Unlike normal member variables, static member variables are shared by all objects of the class. Consider the following program, similar to the above:
#include <iostream>
struct Something
{
static int s_value; // now static
};
int Something::s_value{ 1 }; // initialize s_value to 1
int main()
{
Something first{};
Something second{};
first.s_value = 2;
std::cout << first.s_value << '\n';
std::cout << second.s_value << '\n';
return 0;
}
This program produces the following output:
2
2
Because s_value is a static member variable, s_value is shared between all objects of the class.
Consequently, first.s_value is the same variable as second.s_value. The above program shows that the value we set using first can be accessed using second!
Serialization is a technique for converting an item into a byte sequence that may be kept in memory.

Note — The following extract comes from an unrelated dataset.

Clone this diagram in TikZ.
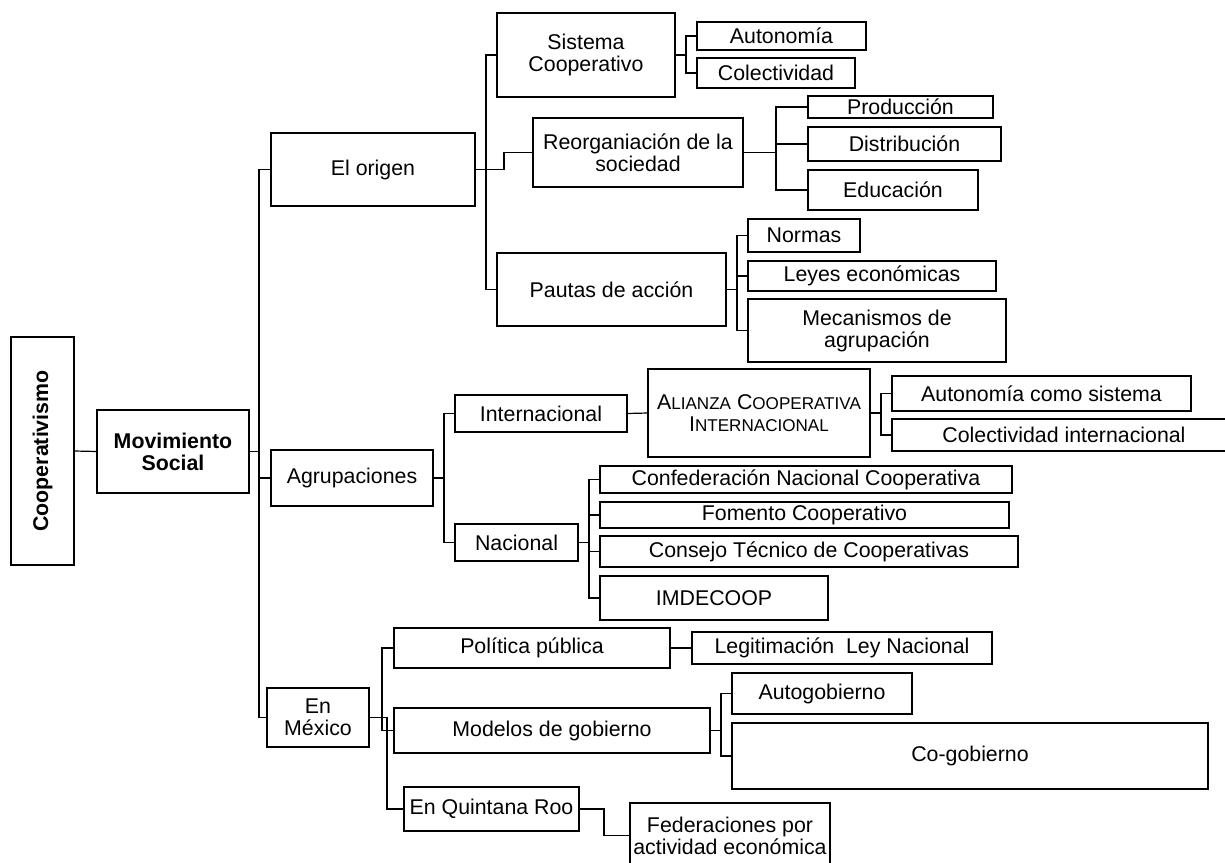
\documentclass[tikz,border=0pt]{standalone}
\usepackage{fontspec}
\usepackage{graphicx}
\setmainfont{Liberation Sans}
\newcommand\fsc[2]{#1{\fontsize{12.8pt}{15pt}\selectfont #2}}
\tikzset{
  bx/.style={draw, line width=0.9pt, inner sep=0pt, outer sep=0pt, align=center,
    font=\fontsize{16pt}{16.5pt}\selectfont},
  ln/.style={draw, line width=0.9pt}
}
\newcommand\bxn[6]{\node[bx, minimum width={(#4-#2)*0.75pt}, minimum height={(#5-#3)*0.75pt}] (#1) at ({(#2+#4)/2},{(#3+#5)/2}) {#6};}
\begin{document}
\begin{tikzpicture}[x=0.75pt,y=-0.75pt]
\path[use as bounding box] (0,0) rectangle (1225,863);
\clip (0,0) rectangle (1225,863);
% level 0/1
\bxn{coop}{11}{337}{74}{565}{\rotatebox{90}{\bfseries Cooperativismo}}
\bxn{mov}{97}{410}{249}{493}{\bfseries Movimiento\\\bfseries Social}
% level 2
\bxn{origen}{271}{133}{475}{206}{El origen}
\bxn{agrup}{271}{450}{433}{506}{Agrupaciones}
\bxn{mexico}{267}{688}{369}{747}{En\\México}
% El origen children
\bxn{sistema}{497}{13}{675}{97}{Sistema\\Cooperativo}
\bxn{reorg}{533}{118}{743}{187}{Reorganiación de la\\sociedad}
\bxn{pautas}{497}{253}{726}{326}{Pautas de acción}
\bxn{auton}{697}{22}{866}{50}{Autonomía}
\bxn{colec}{697}{58}{855}{88}{Colectividad}
\bxn{prod}{808}{96}{993}{118}{Producción}
\bxn{dist}{808}{127}{1001}{161}{Distribución}
\bxn{educ}{808}{170}{978}{210}{Educación}
\bxn{normas}{748}{219}{860}{252}{Normas}
\bxn{leyes}{748}{261}{996}{291}{Leyes económicas}
\bxn{meca}{748}{299}{1006}{362}{Mecanismos de\\agrupación}
% Agrupaciones children
\bxn{intl}{455}{395}{627}{432}{Internacional}
\bxn{nac}{455}{524}{578}{561}{Nacional}
\bxn{alianza}{648}{369}{870}{457}{\fsc{A}{LIANZA} \fsc{C}{OOPERATIVA}\\\fsc{I}{NTERNACIONAL}}
\bxn{autsis}{892}{376}{1191}{411}{Autonomía como sistema}
\bxn{colint}{892}{419}{1236}{451}{Colectividad internacional}
\bxn{confed}{600}{466}{1012}{493}{Confederación Nacional Cooperativa}
\bxn{fomento}{600}{502}{1009}{528}{Fomento Cooperativo}
\bxn{consejo}{600}{536}{1018}{567}{Consejo Técnico de Cooperativas}
\bxn{imde}{600}{576}{828}{620}{IMDECOOP}
% En Mexico children
\bxn{politica}{394}{628}{670}{668}{Política pública}
\bxn{modelos}{394}{708}{710}{753}{Modelos de gobierno}
\bxn{qroo}{404}{787}{579}{831}{En Quintana Roo}
\bxn{legit}{692}{632}{992}{664}{Legitimación\ \ Ley Nacional}
\bxn{autog}{732}{673}{912}{714}{Autogobierno}
\bxn{cogob}{732}{723}{1208}{789}{Co-gobierno}
\bxn{feder}{630}{803}{830}{868}{Federaciones por\\actividad económica}
% connectors
\coordinate (tr) at (259,0);
\coordinate (o1) at (504,0);
\path[ln] (coop.east) -- (mov.west);
\path[ln] (mov.east) -- (mov.east -| tr);
\path[ln] (origen.west) -- (origen.west -| tr) |- (mexico.west);
\path[ln] (agrup.west) -- (agrup.west -| tr);
% El origen
\path[ln] (sistema.west) -- ++(-11,0) |- (pautas.west);
\path[ln] (origen.east) -- (origen.east -| o1) |- (reorg.west);
\path[ln] (sistema.east) -- ++(11,0);
\path[ln] (auton.west) -- ++(-11,0) |- (colec.west);
\path[ln] (reorg.east) -- ++(33,0);
\path[ln] (prod.west) -- ++(-32,0) |- (educ.west);
\path[ln] (dist.west) -- ++(-32,0);
\path[ln] (pautas.east) -- ++(11,0);
\path[ln] (normas.west) -- ++(-11,0) |- (meca.west);
\path[ln] (leyes.west) -- ++(-11,0);
% Agrupaciones
\path[ln] (agrup.east) -- ++(11,0);
\path[ln] (intl.west) -- ++(-11,0) |- (nac.west);
\path[ln] (intl.east) -- (alianza.west);
\path[ln] (alianza.east) -- ++(11,0);
\path[ln] (autsis.west) -- ++(-11,0) |- (colint.west);
\path[ln] (nac.east) -- ++(11,0);
\path[ln] (confed.west) -- ++(-11,0) |- (imde.west);
\path[ln] (fomento.west) -- ++(-11,0);
\path[ln] (consejo.west) -- ++(-11,0);
% En Mexico
\path[ln] (mexico.east) -- ++(18,0) |- (qroo.west);
\path[ln] (politica.west) -- ++(-12,0) |- (modelos.west);
\path[ln] (politica.east) -- (legit.west);
\path[ln] (modelos.east) -- ++(11,0);
\path[ln] (autog.west) -- ++(-11,0) |- (cogob.west);
\path[ln] (qroo.east) -- ++(25,0) |- (feder.west);
\end{tikzpicture}
\end{document}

Once produced, the byte stream can be streamed to a remote receiving end through a communication channel. Deserialization is the inverse of serialization.
Once produced, the deserliazation process byte stream converts into the original object definition. The C++ runtimes used this method to transfer compiled memory structures through the different components of application dynamic runtimes.